▶ [PROMPT]: Write the data out again exactly, dropping any images it holds.

▶ [GIVEN MATERIAL]:
##############################
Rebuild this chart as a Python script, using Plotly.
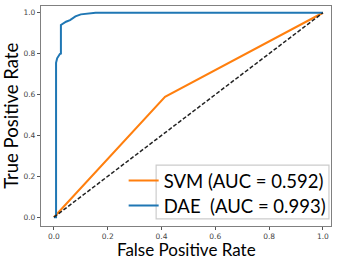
import plotly.graph_objects as go

# ROC data
svm_fpr = [0.0, 0.413, 1.0]
svm_tpr = [0.0, 0.589, 1.0]
dae_fpr = [0.0, 0.008, 0.008, 0.012, 0.022, 0.026, 0.026, 0.045, 0.06, 0.08, 0.10, 0.14, 0.155, 1.0]
dae_tpr = [0.0, 0.0, 0.755, 0.777, 0.798, 0.80, 0.94, 0.956, 0.964, 0.982, 0.992, 0.997, 1.0, 1.0]
diag = [0.0, 1.0]
svm_label = "SVM (AUC = 0.592)"
dae_label = "DAE\u00a0\u00a0(AUC = 0.993)"
ticks = [0.0, 0.2, 0.4, 0.6, 0.8, 1.0]
tick_text = ["0.0", "0.2", "0.4", "0.6", "0.8", "1.0"]

fig = go.Figure()
fig.add_trace(go.Scatter(x=svm_fpr, y=svm_tpr, mode="lines", name=svm_label, legend="legend",
                         line=dict(color="#ff7f0e", width=2)))
fig.add_trace(go.Scatter(x=dae_fpr, y=dae_tpr, mode="lines", name=dae_label, legend="legend2",
                         line=dict(color="#1f77b4", width=2)))
fig.add_trace(go.Scatter(x=diag, y=diag, mode="lines", showlegend=False,
                         line=dict(color="#222222", width=1.5, dash="4px,2px")))

axis_common = dict(showline=True, linecolor="#808080", linewidth=1.3, mirror=True,
                   showgrid=False, zeroline=False, ticks="outside", ticklen=3,
                   tickcolor="#555555", tickvals=ticks, ticktext=tick_text,
                   tickfont=dict(family="DejaVu Sans", size=7.5, color="#444444"))

legend_common = dict(x=0.285, xanchor="left", yanchor="middle",
                     bgcolor="rgba(255,255,255,0)", borderwidth=0,
                     font=dict(family="Lato", size=18.5, color="black"),
                     itemwidth=30)

fig.update_layout(
    width=339, height=259,
    margin=dict(l=41, r=8, t=6, b=33, autoexpand=False),
    paper_bgcolor="white", plot_bgcolor="white",
    xaxis=dict(range=[-0.048, 1.03], **axis_common),
    yaxis=dict(range=[-0.043, 1.033], **axis_common),
    legend=dict(y=0.2045, **legend_common),
    legend2=dict(y=0.0909, **legend_common),
    annotations=[
        dict(text="False Positive Rate", x=0.5, y=-0.107, xref="paper", yref="paper",
             xanchor="center", yanchor="middle", showarrow=False,
             font=dict(family="Lato", size=17, color="black")),
        dict(text="True Positive Rate", x=-0.104, y=0.5, xref="paper", yref="paper",
             xanchor="center", yanchor="middle", showarrow=False, textangle=-90,
             font=dict(family="Lato", size=18.5, color="black")),
    ],
    shapes=[
        dict(type="rect", xref="paper", yref="paper", x0=0.397, x1=0.993, y0=0.032, y1=0.277,
             line=dict(color="#cccccc", width=1.2), fillcolor="rgba(255,255,255,0.85)",
             layer="below"),
    ],
    showlegend=True,
)

fig.write_html("out.html", config={"displayModeBar": False},
               post_script="document.body.style.margin='0px';document.body.style.padding='0px';")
##############################
▶ [WRITTEN SOLUTION]:
Rebuild this chart as a Python script, using Plotly.
import plotly.graph_objects as go

# ROC data
svm_fpr = [0.0, 0.413, 1.0]
svm_tpr = [0.0, 0.589, 1.0]
dae_fpr = [0.0, 0.008, 0.008, 0.012, 0.022, 0.026, 0.026, 0.045, 0.06, 0.08, 0.10, 0.14, 0.155, 1.0]
dae_tpr = [0.0, 0.0, 0.755, 0.777, 0.798, 0.80, 0.94, 0.956, 0.964, 0.982, 0.992, 0.997, 1.0, 1.0]
diag = [0.0, 1.0]
svm_label = "SVM (AUC = 0.592)"
dae_label = "DAE\u00a0\u00a0(AUC = 0.993)"
ticks = [0.0, 0.2, 0.4, 0.6, 0.8, 1.0]
tick_text = ["0.0", "0.2", "0.4", "0.6", "0.8", "1.0"]

fig = go.Figure()
fig.add_trace(go.Scatter(x=svm_fpr, y=svm_tpr, mode="lines", name=svm_label, legend="legend",
                         line=dict(color="#ff7f0e", width=2)))
fig.add_trace(go.Scatter(x=dae_fpr, y=dae_tpr, mode="lines", name=dae_label, legend="legend2",
                         line=dict(color="#1f77b4", width=2)))
fig.add_trace(go.Scatter(x=diag, y=diag, mode="lines", showlegend=False,
                         line=dict(color="#222222", width=1.5, dash="4px,2px")))

axis_common = dict(showline=True, linecolor="#808080", linewidth=1.3, mirror=True,
                   showgrid=False, zeroline=False, ticks="outside", ticklen=3,
                   tickcolor="#555555", tickvals=ticks, ticktext=tick_text,
                   tickfont=dict(family="DejaVu Sans", size=7.5, color="#444444"))

legend_common = dict(x=0.285, xanchor="left", yanchor="middle",
                     bgcolor="rgba(255,255,255,0)", borderwidth=0,
                     font=dict(family="Lato", size=18.5, color="black"),
                     itemwidth=30)

fig.update_layout(
    width=339, height=259,
    margin=dict(l=41, r=8, t=6, b=33, autoexpand=False),
    paper_bgcolor="white", plot_bgcolor="white",
    xaxis=dict(range=[-0.048, 1.03], **axis_common),
    yaxis=dict(range=[-0.043, 1.033], **axis_common),
    legend=dict(y=0.2045, **legend_common),
    legend2=dict(y=0.0909, **legend_common),
    annotations=[
        dict(text="False Positive Rate", x=0.5, y=-0.107, xref="paper", yref="paper",
             xanchor="center", yanchor="middle", showarrow=False,
             font=dict(family="Lato", size=17, color="black")),
        dict(text="True Positive Rate", x=-0.104, y=0.5, xref="paper", yref="paper",
             xanchor="center", yanchor="middle", showarrow=False, textangle=-90,
             font=dict(family="Lato", size=18.5, color="black")),
    ],
    shapes=[
        dict(type="rect", xref="paper", yref="paper", x0=0.397, x1=0.993, y0=0.032, y1=0.277,
             line=dict(color="#cccccc", width=1.2), fillcolor="rgba(255,255,255,0.85)",
             layer="below"),
    ],
    showlegend=True,
)

fig.write_html("out.html", config={"displayModeBar": False},
               post_script="document.body.style.margin='0px';document.body.style.padding='0px';")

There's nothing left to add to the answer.